Opposing perspectives on hydropower

Blogs article written on the 21 Nov 2013

Picture: International Rivers

By Robin Narciso, Oxfam Communications and Information Officer, Phnom Penh.

One of the most important merits of the Water, Food and Energy forum we attended in Hanoi was to bring together different, and often opposite positions around hydropower.

Government officials, hydropower developers, financial institutions, academia, civil society, trans-boundary representatives, all came together during this three day event to share their perspectives about water governance in the Mekong and learn more about others’ positions.

With great opportunity, however, comes great risk. Having all these people from different sectors in the same room was a unique opportunity to advance critical and inclusive negotiations—but it should not have been a way to compromise on the well-being of impacted communities.

Community needs too expensive

One issue that was discussed during the forum that was popular with developers and government representatives was how much time and money it takes to implement certain standards.

I don’t question the reality of this point, what I question is its considerateness. Accommodations can be made so communities that are forced to leave their home can still have a dignified life afterwards.

Comparing the communities’ vital needs to how much a company or a government spends to implement these standards, should not be a valid argument to “go easy or cheap.”

If the costs of implementing these standards are too high, it suggests the project is not viable or the developers and the governments are responsible to find different avenues to make these more efficient.
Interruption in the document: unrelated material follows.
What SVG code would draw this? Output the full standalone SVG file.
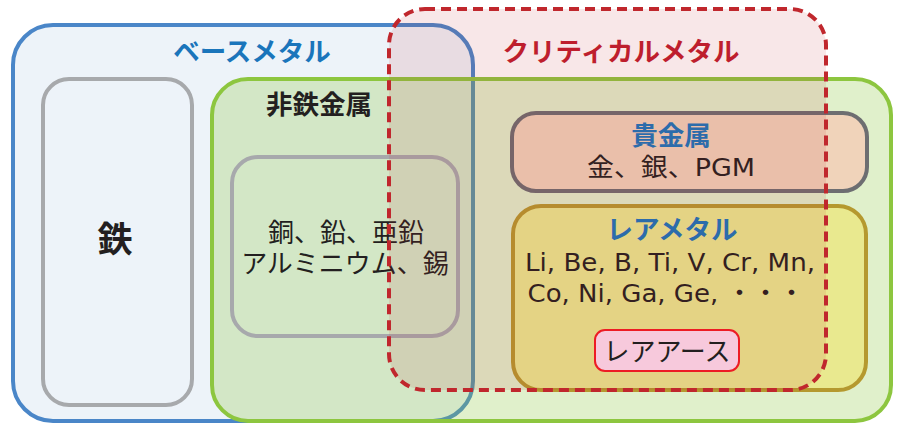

Resettlement looks inevitable

In terms of questionable positions, one in particular surprised me. One presentation defined “voluntary resettlement” as a situation where communities can choose among multiple locations when they are forced to leave their own land. When this concept was presented many were perplexed, and rightfully so. Voluntary resettlement means that people have the choice to stay or go, if they decide so.

Perhaps more sadly, was the fact resettling communities seemed to be an inevitable action. Many discussed how to ensure that communities are properly compensated when relocated, not how to ensure that communities can choose whether to keep living on their native land or not.

If, as the Nobel Laureate Amartya Sen maintains, ‘development is freedom’, how can we assume that people are better off when they are forced to relocate?

Support the voice of the people

These points are to highlight the incredible potential for dialogue that this forum has triggered. There is undoubtedly the need for more mediated dialogue and action between all stakeholders.

But we need to ensure that we continue to hear the voice of people who are directly affected by hydropower projects. One way to do so is to invite more community representatives to this type of spaces and provide the tools so they can represent their own perspectives and be heard.